Advertising & Marketing

Brand attitudes: sometimes a chicken, sometimes an egg

There is a prevalent view in our industry that attitudes follow behavior and theefore do not matter. In many cases that is true, but in others it is not. Marketers who ignore brand attitudes risk making a big mistake, because in many cases attitudes do lead behavior.

I think the belief that attitudes do not matter is in part fueled by the fact that in survey results, positive attitudes almost always reflect brand usage. Big brands have more people agreeing that they possess positive qualities. On the one hand that is good to know – you want people who use your brand to think positively about it– but on the other hand it hides more subtle differences between competing brands. For this reason, Millward Brown has routinely stripped out this brand size effect for many years  now, in order to understand the relative standing of a brand depending on different image statements.

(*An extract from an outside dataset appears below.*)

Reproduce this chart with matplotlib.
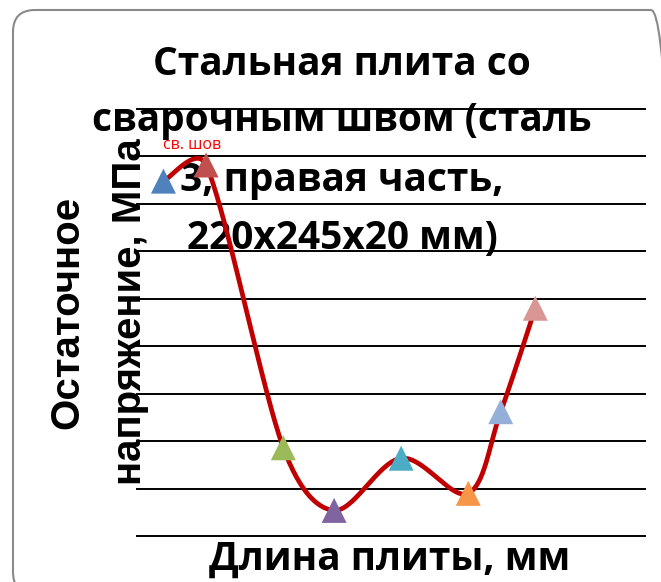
import numpy as np
import matplotlib.pyplot as plt
from matplotlib.patches import FancyBboxPatch
from matplotlib.transforms import IdentityTransform

# measured points along the right half of the welded plate
length_mm = [13, 34, 72, 97, 130, 163, 179, 196]
stress_mpa = [374, 391, 93, 27, 82, 45, 131, 240]
point_colors = ['#4F81BD', '#C0504D', '#9BBB59', '#8064A2',
                '#4BACC6', '#F79646', '#95B0D8', '#D99694']

title_lines = ['Стальная плита со', 'сварочным швом (сталь',
               '3, правая часть,', '220x245x20 мм)']
ylabel_lines = ['Остаточное', 'напряжение, МПа']
xlabel = 'Длина плиты, мм'
weld_label = 'св. шов'

heading_font = ['Open Sans', 'DejaVu Sans']
axis_font = ['Liberation Sans', 'DejaVu Sans']


def excel_smooth(p, n=60):
    # cubic bezier through every point (display coords), Catmull-Rom
    # tangents with each handle kept within half of its segment
    ext = np.vstack([p[0], p, p[-1]])
    t = np.linspace(0, 1, n)[:, None]
    out = []
    for i in range(len(p) - 1):
        p0, p1 = ext[i + 1], ext[i + 2]
        half = np.linalg.norm(p1 - p0) / 2
        h1 = (ext[i + 2] - ext[i]) / 6
        h2 = (ext[i + 3] - ext[i + 1]) / 6
        for h in (h1, h2):
            ln = np.linalg.norm(h)
            if ln > half:
                h *= half / ln
        c1 = p0 + h1
        c2 = p1 - h2
        seg = ((1 - t) ** 3) * p0 + 3 * ((1 - t) ** 2) * t * c1 \
            + 3 * (1 - t) * t ** 2 * c2 + t ** 3 * p1
        out.append(seg)
    return np.vstack(out)


fig = plt.figure(figsize=(6.61, 5.82), dpi=100)

# rounded frame round the whole chart
frame = FancyBboxPatch((13, -12), 660, 584, boxstyle='round,pad=0,rounding_size=22',
                       transform=IdentityTransform(), facecolor='none',
                       edgecolor='#8a8a8a', linewidth=1.5)
fig.add_artist(frame)

ax = fig.add_axes([0.2073, 0.079, 0.7685, 0.7337])
ax.set_xlim(0, 250)
ax.set_ylim(0, 450)
ax.set_yticks(np.arange(0, 451, 50))
ax.set_xticks([])
ax.set_axisbelow(True)
ax.grid(axis='y', color='black', linewidth=1.4)
for gl in ax.yaxis.get_gridlines():
    gl.set_clip_on(False)
ax.tick_params(length=0, labelleft=False, labelbottom=False)
for side in ax.spines.values():
    side.set_visible(False)
ax.patch.set_visible(False)

pts = ax.transData.transform(np.column_stack([length_mm, stress_mpa]))
curve = ax.transData.inverted().transform(excel_smooth(pts))
ax.plot(curve[:, 0], curve[:, 1], color='#C00000', linewidth=3.4,
        zorder=3, clip_on=False)
ax.scatter(length_mm, stress_mpa, marker='^', s=18 ** 2, c=point_colors,
           linewidths=0, zorder=4, clip_on=False)

ax.annotate(weld_label, (length_mm[1], stress_mpa[1]), xytext=(-10, 14.5),
            textcoords='offset points', ha='center', va='center',
            color='red', fontsize=11.5, family=heading_font, zorder=5)

# title sits inside the plot, under the curve
baselines = [75, 131, 191, 249]
for line, b in zip(title_lines, baselines):
    ax.text(342 / 661, 1 - b / 582, line, transform=fig.transFigure,
            ha='center', va='baseline', fontsize=28, fontweight='bold',
            family=heading_font, zorder=1)

for line, xc in zip(ylabel_lines, [67, 130]):
    ax.text(xc / 661, 1 - 312 / 582, line, transform=fig.transFigure,
            rotation=90, ha='center', va='center', fontsize=29,
            fontweight='bold', family=axis_font, zorder=1)

ax.text(390 / 661, 1 - 570 / 582, xlabel, transform=fig.transFigure,
        ha='center', va='baseline', fontsize=28, fontweight='bold',
        family=heading_font, zorder=1)

fig.savefig('out.png', dpi=100)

However, even when brands are shown to be endorsed differently across image statements on a relative basis, you still do not know whether that attitude will drive behavior or vice versa. For instance, analysis of BrandZ data over a five year time frame shows that almost all brands that grew also grew their salience. This suggests that the two are related; however there is no proof of causation. This is a classic chicken and egg situation; buying a brand you found in-store will make that brand salient to you, but increased salience might also encourage you to buy a brand for the first time.

Chicken or Egg?

The only way you are going to figure out which is the chicken and which is the egg is to study attitudes toward, and usage of, brands over time. Ideally you would do this at the individual respondent level, but a reasonable alternative is to study attitudes toward, and usage of, a brand over time. Do changes in attitudes lead behavior, or lag them?

In my experience the answer is both. Sometimes attitudes lead, often in more considered and longer purchase interval categories, and sometimes they follow, often in impulse categories. Even then, you cannot make assumptions one way or the other, because it also depends on which particular attitude you are examining. For instance, people can recognize when a brand is different from others even when they do not use it, and we often find that brands that over-index on difference relative to current usage are poised for growth, provided that the difference has the potential to be meaningful to more people than the brand’s existing user base.

People buy the brands they like, and they like the brands they buy. Marketers need to encourage and grow this reciprocal relationship. My colleague Bill Pink, Partner Client Solutions in North America, believes the focus on what leads and what lags is misleading. Instead, he argues that the focus should be on understanding the network of relationships between attitudes and usage, and also identifying where the opportunities are in that network to enhance the reciprocal relationship between attitudes and behaviors, and in that way grow both.